The contrary would be to just put the data on the organisations website. This is already the most important step, but usually leads to a couple of issues in the long run:
- Datasets are not found by the intended users, as nobody takes notice of the published datasets
- Datasets a lacking a minimal description which could indicate their fitness for use, let alone a quality assessment
- Datasets are probably published manually, hence always creating a burden on the website administrator and often resulting in infrequent updates
So, just putting data on the organisation's website ignores that the data should meet the FAIR data principles: findability, accessibility, interoperability and reusability.
We propose a solution which adresses the above cited problems, though being as simple as possible: data publishing containers. As a data publishing container, we understand a container that at least
- provides an http-server giving access to a folder hierarchy
- every dataset is represented by a folder, containing it's data, metadata, and optionally different representations or validation reports and a datapackage.json which groups these resources.
- every dataset folder serves an index document describing the dataset for humans and - via a linked data description - for indexing crawlers of search engines as well.
Respecting the FAIR principles is already a big step forward for data publishing organisations. However, I think that too often data quality does not yet meet the user's expectations. This should not hinder organisations from publishing their data, and never be an excuse not to do so. But data quality needs to be addressed: every dataset should be accompanied by a data schema which allows to validate it's structural quality and, if possible, as well with a set of rules describing it's semantical correctnes.
And for issues which can't be detected by automated checks and validations, their should exist a feedback system like almost any software project nowadays has an issue tracker to publicly (at least for open source projects) discuss probable issues.
This project provides a simple prototype implementation. It demonstrates the following use cases for a Data Publishing Container:
- Liberation of inaccessible datasets
- Providing findability for otherwise invisible datasets
- Validation of datasets (TBD: Integrate results in index page)

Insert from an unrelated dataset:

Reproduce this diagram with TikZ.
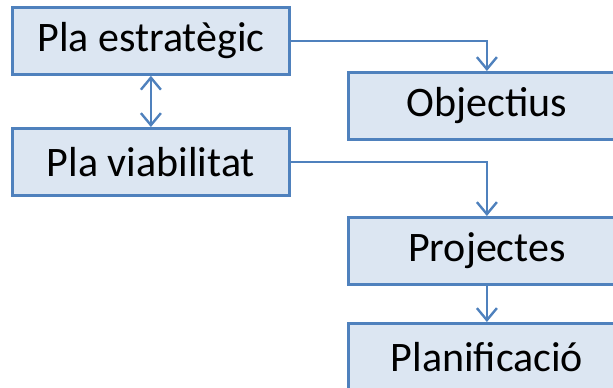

- Providing transformed datasets in a different, probably simpler, schema (TBD)
- Providing quality improvements for low quality datasets (TBD)
- Enhancing datasets by combining them with additional data
- Publishing a dataset provided externally
The German Mobilitäts Daten Marktplatz (MDM) is a government data portal for (mostly) road traffic related datasets and services. While many datasets in general are available free of charge, accessing them requires multiple registration steps and explicit license confirmation. Using this Data Publihing Container, we liberate them, using a registered account to download them and republish them as accessible datasets.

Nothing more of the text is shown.